Task brief: Which lines have the string "this"? Copy all of them from the entries below.

Records for processing:
____________________

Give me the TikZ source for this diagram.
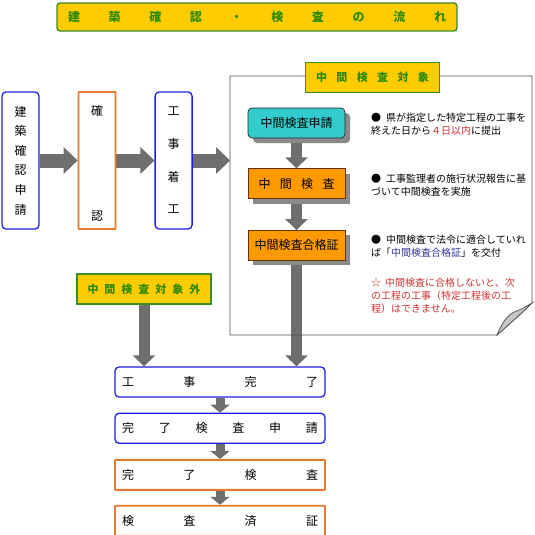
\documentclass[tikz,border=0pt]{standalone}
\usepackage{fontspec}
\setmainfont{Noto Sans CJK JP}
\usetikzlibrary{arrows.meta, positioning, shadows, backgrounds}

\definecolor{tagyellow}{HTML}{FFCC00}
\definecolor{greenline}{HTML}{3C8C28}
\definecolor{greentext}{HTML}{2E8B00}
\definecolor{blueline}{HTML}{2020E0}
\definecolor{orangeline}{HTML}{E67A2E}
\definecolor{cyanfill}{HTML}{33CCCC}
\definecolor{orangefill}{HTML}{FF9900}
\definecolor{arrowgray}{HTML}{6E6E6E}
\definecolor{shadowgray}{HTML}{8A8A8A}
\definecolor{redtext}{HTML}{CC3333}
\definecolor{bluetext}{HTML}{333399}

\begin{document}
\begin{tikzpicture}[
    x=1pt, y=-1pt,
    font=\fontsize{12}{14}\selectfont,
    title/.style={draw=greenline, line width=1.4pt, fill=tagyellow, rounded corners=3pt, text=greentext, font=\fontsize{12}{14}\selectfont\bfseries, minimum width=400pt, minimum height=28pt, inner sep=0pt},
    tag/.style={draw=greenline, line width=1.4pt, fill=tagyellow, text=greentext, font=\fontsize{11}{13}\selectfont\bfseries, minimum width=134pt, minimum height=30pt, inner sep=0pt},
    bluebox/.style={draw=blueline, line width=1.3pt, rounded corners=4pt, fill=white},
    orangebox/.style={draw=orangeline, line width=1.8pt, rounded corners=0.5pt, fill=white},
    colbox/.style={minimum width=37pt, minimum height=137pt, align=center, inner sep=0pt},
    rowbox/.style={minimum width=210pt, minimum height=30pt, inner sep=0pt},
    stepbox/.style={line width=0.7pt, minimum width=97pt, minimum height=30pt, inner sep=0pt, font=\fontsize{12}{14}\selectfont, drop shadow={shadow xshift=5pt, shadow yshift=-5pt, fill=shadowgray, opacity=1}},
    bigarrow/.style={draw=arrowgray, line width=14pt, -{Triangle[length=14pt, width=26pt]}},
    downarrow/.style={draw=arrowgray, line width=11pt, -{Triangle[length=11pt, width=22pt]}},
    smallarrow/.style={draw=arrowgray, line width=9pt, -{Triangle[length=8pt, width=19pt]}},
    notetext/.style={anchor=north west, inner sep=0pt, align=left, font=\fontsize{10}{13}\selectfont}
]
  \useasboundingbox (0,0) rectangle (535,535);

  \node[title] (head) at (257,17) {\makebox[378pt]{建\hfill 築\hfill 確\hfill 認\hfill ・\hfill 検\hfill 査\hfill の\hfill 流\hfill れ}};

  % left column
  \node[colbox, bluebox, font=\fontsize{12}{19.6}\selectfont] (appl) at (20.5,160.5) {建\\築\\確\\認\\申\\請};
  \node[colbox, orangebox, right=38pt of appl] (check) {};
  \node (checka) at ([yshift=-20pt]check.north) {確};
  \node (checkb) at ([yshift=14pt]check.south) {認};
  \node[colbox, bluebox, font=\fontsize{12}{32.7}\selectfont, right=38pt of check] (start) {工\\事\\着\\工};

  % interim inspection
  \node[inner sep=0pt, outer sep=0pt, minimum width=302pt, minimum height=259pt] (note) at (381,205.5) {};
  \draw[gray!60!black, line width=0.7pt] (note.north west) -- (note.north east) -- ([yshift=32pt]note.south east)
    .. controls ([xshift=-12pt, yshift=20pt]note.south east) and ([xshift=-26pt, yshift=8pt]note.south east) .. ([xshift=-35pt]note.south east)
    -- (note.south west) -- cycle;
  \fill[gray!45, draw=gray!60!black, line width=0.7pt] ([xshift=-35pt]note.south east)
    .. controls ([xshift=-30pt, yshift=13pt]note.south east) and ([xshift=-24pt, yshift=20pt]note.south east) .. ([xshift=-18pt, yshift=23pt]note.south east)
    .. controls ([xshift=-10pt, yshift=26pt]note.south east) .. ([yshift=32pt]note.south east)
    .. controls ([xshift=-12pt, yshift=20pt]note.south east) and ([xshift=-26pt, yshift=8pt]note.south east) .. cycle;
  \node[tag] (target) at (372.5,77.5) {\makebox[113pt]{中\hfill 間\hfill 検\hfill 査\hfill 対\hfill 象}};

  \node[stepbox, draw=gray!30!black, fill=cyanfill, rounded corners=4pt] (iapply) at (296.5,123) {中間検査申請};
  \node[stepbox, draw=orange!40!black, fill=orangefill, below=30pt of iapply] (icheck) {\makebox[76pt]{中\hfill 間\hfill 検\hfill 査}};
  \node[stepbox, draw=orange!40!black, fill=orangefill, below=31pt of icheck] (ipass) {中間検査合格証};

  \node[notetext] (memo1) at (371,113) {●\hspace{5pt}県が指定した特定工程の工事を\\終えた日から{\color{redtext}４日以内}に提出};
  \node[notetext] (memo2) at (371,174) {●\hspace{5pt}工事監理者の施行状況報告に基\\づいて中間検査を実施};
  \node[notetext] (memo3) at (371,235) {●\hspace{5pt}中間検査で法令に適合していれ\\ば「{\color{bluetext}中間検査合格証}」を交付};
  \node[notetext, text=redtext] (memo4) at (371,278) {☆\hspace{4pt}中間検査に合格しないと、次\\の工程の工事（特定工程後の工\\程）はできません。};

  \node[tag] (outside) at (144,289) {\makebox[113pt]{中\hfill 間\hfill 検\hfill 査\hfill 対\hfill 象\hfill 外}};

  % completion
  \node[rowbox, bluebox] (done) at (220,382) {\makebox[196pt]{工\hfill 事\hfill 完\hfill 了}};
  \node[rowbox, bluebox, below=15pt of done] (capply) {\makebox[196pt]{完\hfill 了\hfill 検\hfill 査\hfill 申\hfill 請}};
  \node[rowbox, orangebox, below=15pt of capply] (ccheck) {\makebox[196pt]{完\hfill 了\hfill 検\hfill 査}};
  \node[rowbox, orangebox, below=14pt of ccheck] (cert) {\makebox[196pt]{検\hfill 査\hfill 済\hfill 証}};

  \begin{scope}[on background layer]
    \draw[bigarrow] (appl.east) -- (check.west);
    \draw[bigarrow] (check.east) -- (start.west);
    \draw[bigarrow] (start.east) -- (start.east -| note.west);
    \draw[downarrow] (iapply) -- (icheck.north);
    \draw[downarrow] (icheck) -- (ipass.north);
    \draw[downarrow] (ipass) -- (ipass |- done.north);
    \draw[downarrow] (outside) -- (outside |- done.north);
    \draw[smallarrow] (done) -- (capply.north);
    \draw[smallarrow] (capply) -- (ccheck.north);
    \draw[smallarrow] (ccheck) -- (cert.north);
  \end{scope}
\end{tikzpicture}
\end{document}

____________________

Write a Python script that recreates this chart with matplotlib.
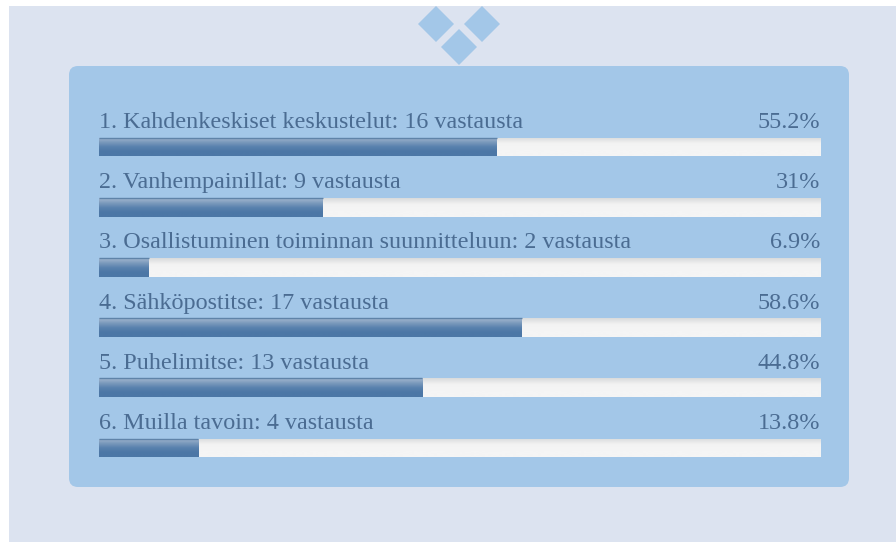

____________________

Exercise output:
Give me the TikZ source for this diagram.
Write a Python script that recreates this chart with matplotlib.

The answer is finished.